Para Eduardo de Moura Almeida, professor doutor formado em Letras e pesquisador de pós-doutorado na Faculdade de Ciências Aplicadas da Unicamp, se há escuta ativa de adolescentes e jovens, há trabalho com novas tecnologias e diferentes linguagens – assim como elas são uma maneira de também atrair mais a atenção e o interesse das(os) estudantes:
“As culturas juvenis são marcadas por esses novos gêneros. Logo, se estamos focando na vida, nos gostos, no cotidiano, na vivência desses estudantes, temos a necessidade de ouvir, dialogar e trabalhar com o que está sendo produzido por eles e como isso está sendo feito. Eles estão ouvindo podcasts, discursando nas redes sociais, se informando por meio de vídeos curtos etc”, explica o professor.

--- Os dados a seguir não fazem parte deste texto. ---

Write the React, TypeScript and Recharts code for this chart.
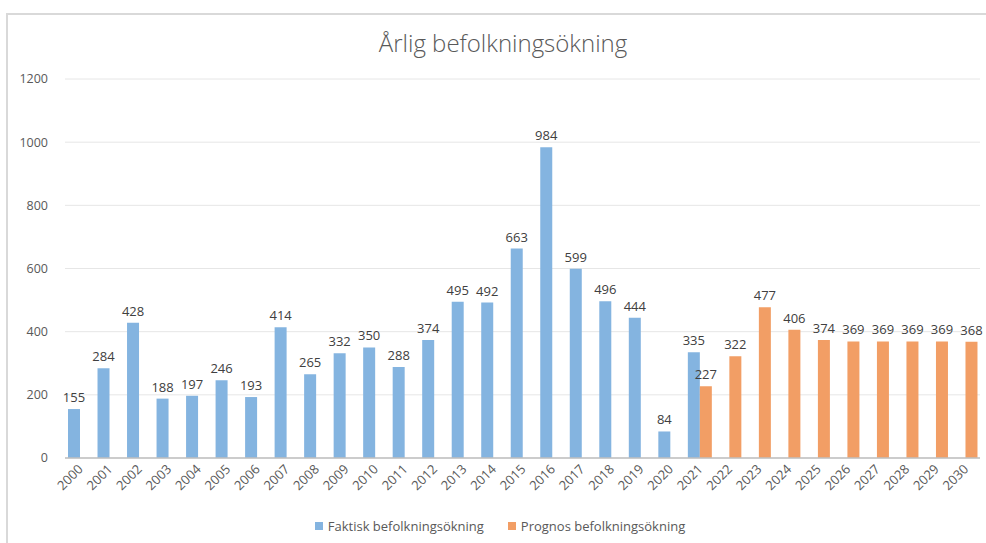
import React from 'react';
import { BarChart, Bar, XAxis, YAxis, CartesianGrid, Legend, LabelList } from 'recharts';

const years = [
  '2000', '2001', '2002', '2003', '2004', '2005', '2006', '2007', '2008', '2009', '2010',
  '2011', '2012', '2013', '2014', '2015', '2016', '2017', '2018', '2019', '2020',
  '2021', '2022', '2023', '2024', '2025', '2026', '2027', '2028', '2029', '2030',
];

const faktisk: (number | null)[] = [
  155, 284, 428, 188, 197, 246, 193, 414, 265, 332, 350,
  288, 374, 495, 492, 663, 984, 599, 496, 444, 84,
  335, null, null, null, null, null, null, null, null, null,
];

const prognos: (number | null)[] = [
  null, null, null, null, null, null, null, null, null, null, null,
  null, null, null, null, null, null, null, null, null, null,
  227, 322, 477, 406, 374, 369, 369, 369, 369, 368,
];

const yTicks = [0, 200, 400, 600, 800, 1000, 1200];

const COLORS = {
  faktisk: '#84B4E0',
  prognos: '#F29E65',
};

const FONT = '"Open Sans", "Liberation Sans", sans-serif';

const chartData = years.map((year, i) => ({
  year,
  faktisk: faktisk[i],
  prognos: prognos[i],
}));

const YearTick = (props: any) => {
  const { x, y, payload } = props;
  return (
    <g transform={`translate(${x + 4},${y + 12})`}>
      <text
        x={0}
        y={0}
        textAnchor="end"
        transform="rotate(-45)"
        fill="#595959"
        fontSize={13}
        fontFamily={FONT}
      >
        {payload.value}
      </text>
    </g>
  );
};

const LegendContent = () => (
  <div
    style={{
      display: 'flex',
      justifyContent: 'center',
      gap: 24,
      fontFamily: FONT,
      fontSize: 13,
      color: '#595959',
      paddingLeft: 14,
    }}
  >
    <span style={{ display: 'flex', alignItems: 'center' }}>
      <span style={{ width: 8, height: 8, background: COLORS.faktisk, marginRight: 5 }} />
      Faktisk befolkningsökning
    </span>
    <span style={{ display: 'flex', alignItems: 'center' }}>
      <span style={{ width: 8, height: 8, background: COLORS.prognos, marginRight: 5 }} />
      Prognos befolkningsökning
    </span>
  </div>
);

const App: React.FC = () => {
  return (
    <div style={{ position: 'absolute', left: 0, top: 0, width: 986, height: 543, background: '#fff' }}>
      <div
        style={{
          position: 'absolute',
          left: 6,
          top: 13,
          width: 980,
          height: 530,
          borderTop: '2px solid #d9d9d9',
          borderLeft: '2px solid #d9d9d9',
          boxSizing: 'border-box',
        }}
      />
      <div
        style={{
          position: 'absolute',
          left: 10,
          top: 26,
          width: 986,
          textAlign: 'center',
          fontFamily: FONT,
          fontSize: 24,
          fontWeight: 300,
          color: '#595959',
        }}
      >
        Årlig befolkningsökning
      </div>
      <BarChart
        width={986}
        height={543}
        data={chartData}
        margin={{ top: 79, right: 6, left: 0, bottom: 35 }}
        barGap={0}
        barSize={12}
      >
        <CartesianGrid vertical={false} stroke="#e6e6e6" />
        <XAxis
          dataKey="year"
          interval={0}
          height={50}
          tickLine={false}
          tickSize={0}
          tickMargin={0}
          axisLine={{ stroke: '#bfbfbf', strokeWidth: 1.5 }}
          tick={<YearTick />}
        />
        <YAxis
          domain={[0, 1200]}
          ticks={yTicks}
          width={65}
          axisLine={false}
          tickLine={false}
          tickMargin={11}
          tick={{ fill: '#595959', fontSize: 12.5, fontFamily: FONT }}
        />
        <Legend
          verticalAlign="middle"
          align="center"
          layout="horizontal"
          wrapperStyle={{ top: 517, left: 0, width: 986 }}
          content={<LegendContent />}
        />
        <Bar dataKey="faktisk" name="Faktisk befolkningsökning" fill={COLORS.faktisk} isAnimationActive={false}>
          <LabelList dataKey="faktisk" position="top" offset={7} fill="#404040" fontSize={13} fontFamily={FONT} />
        </Bar>
        <Bar dataKey="prognos" name="Prognos befolkningsökning" fill={COLORS.prognos} isAnimationActive={false}>
          <LabelList dataKey="prognos" position="top" offset={7} fill="#404040" fontSize={13} fontFamily={FONT} />
        </Bar>
      </BarChart>
    </div>
  );
};

export default App;
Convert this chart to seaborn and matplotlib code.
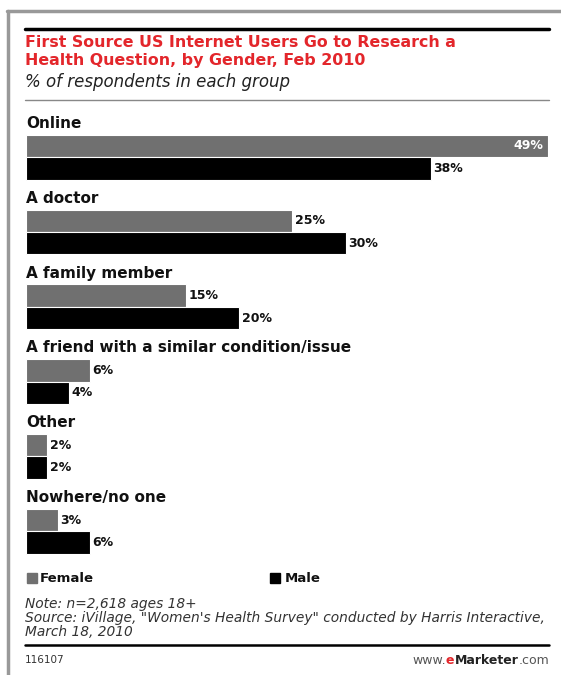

Ele também aponta a integração curricular e a transdisciplinaridade, aliadas às novas tecnologias, como estratégias fundamentais para trabalhar o protagonismo juvenil.
Como sempre, a formação de professoras(es) se faz essencial – tanto para saber lidar com as novas tecnologias ou metodologias ativas, quanto para compreender a importância da escuta ativa e de fomentar a participação em sala de aula.
“Temos duas frentes de trabalho a percorrer. Uma em relação à parte técnica, no sentido de que os professores possam experimentar e se familizar com novas práticas, como trabalhar ferramentas de edição de áudio, de texto, de vídeo. A outra é no âmbito do diálogo, do professor entender que o diálogo está sujeito a conflitos, não é algo passivo, e que portanto ele precisa saber como entender e conversar com as culturas juvenis”, diz o professor.
Para Juliana, o conceito de protagonismo juvenil requer uma atenção crítica: “Há quem use o termo no sentido de valorização e de escolha dos principais, dos melhores, dos que se destacam, ou seja, daqueles que mereceriam uma atenção especial, numa lógica excludente. O protagonismo juvenil com o qual o Cenpec se identifica é aquele da emergência do sujeito e que aposta no potencial de leitura crítica e de participação das juventudes para tomar o mundo como problema e ousar propor soluções, a partir de suas experiências e pertencimentos. Isso sem deixar de reconhecer a pluralidade das vivências juvenis, em contextos e condições diversos”.